Every entry that follows should be reproduced exactly.
* START Provided records *
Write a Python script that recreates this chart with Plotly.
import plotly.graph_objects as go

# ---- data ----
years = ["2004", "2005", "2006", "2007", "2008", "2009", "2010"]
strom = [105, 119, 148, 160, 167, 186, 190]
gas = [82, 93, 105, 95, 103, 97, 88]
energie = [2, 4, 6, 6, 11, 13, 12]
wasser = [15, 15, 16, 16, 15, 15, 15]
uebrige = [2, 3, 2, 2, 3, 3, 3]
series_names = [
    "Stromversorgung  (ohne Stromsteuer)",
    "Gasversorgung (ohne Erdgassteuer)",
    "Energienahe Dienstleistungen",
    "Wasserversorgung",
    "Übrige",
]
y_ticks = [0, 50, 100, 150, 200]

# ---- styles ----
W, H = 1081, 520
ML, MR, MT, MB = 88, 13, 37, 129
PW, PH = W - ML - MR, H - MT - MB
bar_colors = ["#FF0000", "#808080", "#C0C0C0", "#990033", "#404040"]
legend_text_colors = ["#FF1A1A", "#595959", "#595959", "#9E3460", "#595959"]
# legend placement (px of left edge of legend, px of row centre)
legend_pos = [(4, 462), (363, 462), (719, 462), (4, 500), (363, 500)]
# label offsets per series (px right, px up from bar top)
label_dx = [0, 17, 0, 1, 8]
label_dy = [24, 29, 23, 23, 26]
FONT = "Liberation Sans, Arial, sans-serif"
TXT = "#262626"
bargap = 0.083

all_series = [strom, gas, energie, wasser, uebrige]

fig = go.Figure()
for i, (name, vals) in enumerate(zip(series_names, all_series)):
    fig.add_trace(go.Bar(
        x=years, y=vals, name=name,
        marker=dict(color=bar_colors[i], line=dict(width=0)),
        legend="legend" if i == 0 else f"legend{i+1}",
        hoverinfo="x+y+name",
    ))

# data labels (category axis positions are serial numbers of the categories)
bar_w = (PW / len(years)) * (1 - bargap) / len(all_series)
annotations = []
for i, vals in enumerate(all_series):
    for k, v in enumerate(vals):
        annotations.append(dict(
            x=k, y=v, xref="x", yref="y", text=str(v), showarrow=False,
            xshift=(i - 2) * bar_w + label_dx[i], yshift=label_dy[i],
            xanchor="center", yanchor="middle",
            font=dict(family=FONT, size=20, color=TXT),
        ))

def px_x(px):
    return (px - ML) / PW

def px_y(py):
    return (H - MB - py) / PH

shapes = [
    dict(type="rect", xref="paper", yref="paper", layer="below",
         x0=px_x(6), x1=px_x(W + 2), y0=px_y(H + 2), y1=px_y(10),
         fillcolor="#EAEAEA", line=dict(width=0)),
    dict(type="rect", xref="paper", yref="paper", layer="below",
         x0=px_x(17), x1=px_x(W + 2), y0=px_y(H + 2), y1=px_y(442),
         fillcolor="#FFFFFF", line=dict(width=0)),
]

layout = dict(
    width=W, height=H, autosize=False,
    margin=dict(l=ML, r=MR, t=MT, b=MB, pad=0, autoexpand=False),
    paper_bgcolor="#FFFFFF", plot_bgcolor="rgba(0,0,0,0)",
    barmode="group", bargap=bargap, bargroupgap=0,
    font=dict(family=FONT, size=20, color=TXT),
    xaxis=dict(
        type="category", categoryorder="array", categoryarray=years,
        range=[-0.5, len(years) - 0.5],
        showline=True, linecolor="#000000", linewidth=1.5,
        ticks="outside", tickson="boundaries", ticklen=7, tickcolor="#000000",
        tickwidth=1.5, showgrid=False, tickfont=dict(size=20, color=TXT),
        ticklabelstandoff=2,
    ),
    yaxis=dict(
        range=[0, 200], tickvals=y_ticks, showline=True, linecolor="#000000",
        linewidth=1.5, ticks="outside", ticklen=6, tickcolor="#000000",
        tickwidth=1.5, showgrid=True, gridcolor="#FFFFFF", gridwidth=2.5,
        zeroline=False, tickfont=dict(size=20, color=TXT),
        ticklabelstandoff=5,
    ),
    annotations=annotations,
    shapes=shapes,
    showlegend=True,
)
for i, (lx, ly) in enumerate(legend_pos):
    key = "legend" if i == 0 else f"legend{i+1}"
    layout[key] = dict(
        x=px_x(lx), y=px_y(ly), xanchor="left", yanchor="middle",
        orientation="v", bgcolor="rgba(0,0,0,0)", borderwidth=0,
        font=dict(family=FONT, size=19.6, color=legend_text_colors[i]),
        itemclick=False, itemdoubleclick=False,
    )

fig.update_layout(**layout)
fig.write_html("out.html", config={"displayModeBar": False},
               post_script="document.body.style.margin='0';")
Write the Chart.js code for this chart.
* END Provided records *
• Final result:
Write a Python script that recreates this chart with Plotly.
import plotly.graph_objects as go

# ---- data ----
years = ["2004", "2005", "2006", "2007", "2008", "2009", "2010"]
strom = [105, 119, 148, 160, 167, 186, 190]
gas = [82, 93, 105, 95, 103, 97, 88]
energie = [2, 4, 6, 6, 11, 13, 12]
wasser = [15, 15, 16, 16, 15, 15, 15]
uebrige = [2, 3, 2, 2, 3, 3, 3]
series_names = [
    "Stromversorgung  (ohne Stromsteuer)",
    "Gasversorgung (ohne Erdgassteuer)",
    "Energienahe Dienstleistungen",
    "Wasserversorgung",
    "Übrige",
]
y_ticks = [0, 50, 100, 150, 200]

# ---- styles ----
W, H = 1081, 520
ML, MR, MT, MB = 88, 13, 37, 129
PW, PH = W - ML - MR, H - MT - MB
bar_colors = ["#FF0000", "#808080", "#C0C0C0", "#990033", "#404040"]
legend_text_colors = ["#FF1A1A", "#595959", "#595959", "#9E3460", "#595959"]
# legend placement (px of left edge of legend, px of row centre)
legend_pos = [(4, 462), (363, 462), (719, 462), (4, 500), (363, 500)]
# label offsets per series (px right, px up from bar top)
label_dx = [0, 17, 0, 1, 8]
label_dy = [24, 29, 23, 23, 26]
FONT = "Liberation Sans, Arial, sans-serif"
TXT = "#262626"
bargap = 0.083

all_series = [strom, gas, energie, wasser, uebrige]

fig = go.Figure()
for i, (name, vals) in enumerate(zip(series_names, all_series)):
    fig.add_trace(go.Bar(
        x=years, y=vals, name=name,
        marker=dict(color=bar_colors[i], line=dict(width=0)),
        legend="legend" if i == 0 else f"legend{i+1}",
        hoverinfo="x+y+name",
    ))

# data labels (category axis positions are serial numbers of the categories)
bar_w = (PW / len(years)) * (1 - bargap) / len(all_series)
annotations = []
for i, vals in enumerate(all_series):
    for k, v in enumerate(vals):
        annotations.append(dict(
            x=k, y=v, xref="x", yref="y", text=str(v), showarrow=False,
            xshift=(i - 2) * bar_w + label_dx[i], yshift=label_dy[i],
            xanchor="center", yanchor="middle",
            font=dict(family=FONT, size=20, color=TXT),
        ))

def px_x(px):
    return (px - ML) / PW

def px_y(py):
    return (H - MB - py) / PH

shapes = [
    dict(type="rect", xref="paper", yref="paper", layer="below",
         x0=px_x(6), x1=px_x(W + 2), y0=px_y(H + 2), y1=px_y(10),
         fillcolor="#EAEAEA", line=dict(width=0)),
    dict(type="rect", xref="paper", yref="paper", layer="below",
         x0=px_x(17), x1=px_x(W + 2), y0=px_y(H + 2), y1=px_y(442),
         fillcolor="#FFFFFF", line=dict(width=0)),
]

layout = dict(
    width=W, height=H, autosize=False,
    margin=dict(l=ML, r=MR, t=MT, b=MB, pad=0, autoexpand=False),
    paper_bgcolor="#FFFFFF", plot_bgcolor="rgba(0,0,0,0)",
    barmode="group", bargap=bargap, bargroupgap=0,
    font=dict(family=FONT, size=20, color=TXT),
    xaxis=dict(
        type="category", categoryorder="array", categoryarray=years,
        range=[-0.5, len(years) - 0.5],
        showline=True, linecolor="#000000", linewidth=1.5,
        ticks="outside", tickson="boundaries", ticklen=7, tickcolor="#000000",
        tickwidth=1.5, showgrid=False, tickfont=dict(size=20, color=TXT),
        ticklabelstandoff=2,
    ),
    yaxis=dict(
        range=[0, 200], tickvals=y_ticks, showline=True, linecolor="#000000",
        linewidth=1.5, ticks="outside", ticklen=6, tickcolor="#000000",
        tickwidth=1.5, showgrid=True, gridcolor="#FFFFFF", gridwidth=2.5,
        zeroline=False, tickfont=dict(size=20, color=TXT),
        ticklabelstandoff=5,
    ),
    annotations=annotations,
    shapes=shapes,
    showlegend=True,
)
for i, (lx, ly) in enumerate(legend_pos):
    key = "legend" if i == 0 else f"legend{i+1}"
    layout[key] = dict(
        x=px_x(lx), y=px_y(ly), xanchor="left", yanchor="middle",
        orientation="v", bgcolor="rgba(0,0,0,0)", borderwidth=0,
        font=dict(family=FONT, size=19.6, color=legend_text_colors[i]),
        itemclick=False, itemdoubleclick=False,
    )

fig.update_layout(**layout)
fig.write_html("out.html", config={"displayModeBar": False},
               post_script="document.body.style.margin='0';")
Write the Chart.js code for this chart.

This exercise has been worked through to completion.